""

What is machine learning?

From automation to big data

50 years ago, a retailer might have operated a very basic till to take payments. The company’s accounts would have been written down in a ledger. The stock take would have been done at the end of every day or week. All the information pertaining to that business would have been disparate, unconnected and hard to analyse.Automation has changed everything: how we pay, how we work, how we live.

Today, for many retailers, the payment system is partially automated. It’s operated by a human, but also connected to a digital stock inventory and accounting system. This generates a lot of data because it records how many products are sold daily, what times purchases are made, what products are popular, which items are purchased together. Businesses are now able to generate and record huge amounts of data, it’s known as big data. Making sense of it is the challenge. 

Harnessing big data

Online retailers were some of the first to use these large customer-generated datasets. Do you remember your first eBay or Amazon purchases and those ‘customers also bought’ ads? This was one of the first mass applications of big consumer data. For the first time, retailers were able to profile shoppers in real time and predict what other items they might like based on the preferences of other customers with similar profiles. This system was ground-breaking at the time, if not a little rudimentary by today’s standards. 

Machine learning

The possibilities of machine learning go far beyond predicting which customers might like a particular item of clothing though. At Barclays, we’re using the technology in a number of different ways, from fraud detection to a better understanding of the needs of our customers. You need two things to build insights: a big set of data and an algorithm. An algorithm is how a machine learning system treats that data, what it learns from it.

At Barclays, we’re able to build a specific profile for each of our credit card customers. This is important when it comes to spotting fraudulent activity on their accounts; if we know how we expect a card to be used, it makes unusual activity easier to spot. Using data for each customer and secure servers, our machine learning systems spot patterns in their spending, whether it’s time of day, location or amount. We then create a unique spending profile for each customer.

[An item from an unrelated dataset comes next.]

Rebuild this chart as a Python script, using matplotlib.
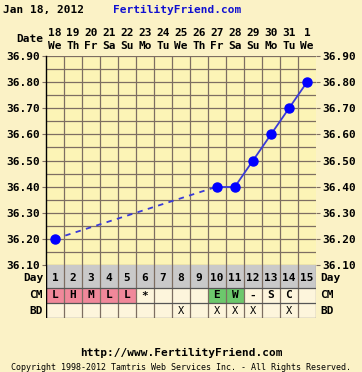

Machine learning goes one step further, it also takes into account the time of year, the weather and a whole host of other variables which can affect how people spend.  What’s more, as more data becomes available, machine learning algorithms can adapt and adjust to data patterns built over time.

If a customer then makes a purchase which is out of the ordinary, our systems have already learned to a very high degree of accuracy how likely it is that the purchase is fraudulent or genuine. Using machine learning, we have also developed a series of ‘fraud profiles’, which are specific sets of behaviour often displayed by people committing fraud. 

Using machine learning in this way benefits customers because it can prevent financial loss, but it also stops ‘off-profile’ payments being needlessly delayed, denied or investigated because so much data is used in building a profile. Similarly, there’s a great benefit for merchants who have the peace-of-mind to know that our systems can detect fraudsters, giving them greater protection against financial loss when taking payments.

Machine learning isn’t just making positive changes for consumers today, it will also help shape our future… 

Smart cities

The ability to learn from huge sets of data can help everyone. For example, The Internet of Things used to refer to connecting your TV and lights to your mobile phone. Now we have smart cities where everything is connected, from smart meters monitoring traffic flow to street lights that react automatically to daylight. When you start measuring variables in entire cities, you can optimise traffic flows, reduce energy use, even ensure public transport runs on time. Thousands of sensors act like human senses and machine learning is the brain that makes sense of it all. 

Healthcare

Spotting or preventing serious illness could become much easier with the use of machine learning. The Prime Minister Theresa May recently spoke of the opportunities to detect cancer earlier if the vast patient data set held by the NHS can be harnessed in the right way. If it’s done correctly, tell-tale signs, lifestyle choices, age, sex, location and family history can all be used as data points by computers to learn about risk and allow early intervention. The target in the UK is to diagnose 50,000 people a year at an earlier stage of the illness by the 2030s. That’s a huge number of people with a better chance of beating cancer. Imagine how significant the applications of this approach for other illnesses could be. 

Smart investing

The world of finance is another with large data sets and a huge number of variables in play at any one time. Recent research by Barclays found that 62% of systematic hedge fund managers are already using machine learning techniques within the investment process. The key advancement in recent years has been how machine learning can produce models with a high degree of accuracy despite imperfect information scenarios.

In financial markets, there are lots of variables like the mind-set of investors, for example. This is something that is hard to quantify though. In these scenarios, it becomes a matter of probability that the algorithm is correct, rather than a binary ‘yes’ or ‘no’ – but the degree of certainty that the algorithm is correct is increasing.

The applications of machine learning are huge and where there is data, there is an opportunity to find new patterns, to learn and to predict future trends. Whether it’s improving customer service, bolstering security, improving diagnosis of disease, or making our cities greener and more efficient, machine learning isn’t the future, it is making a positive difference now.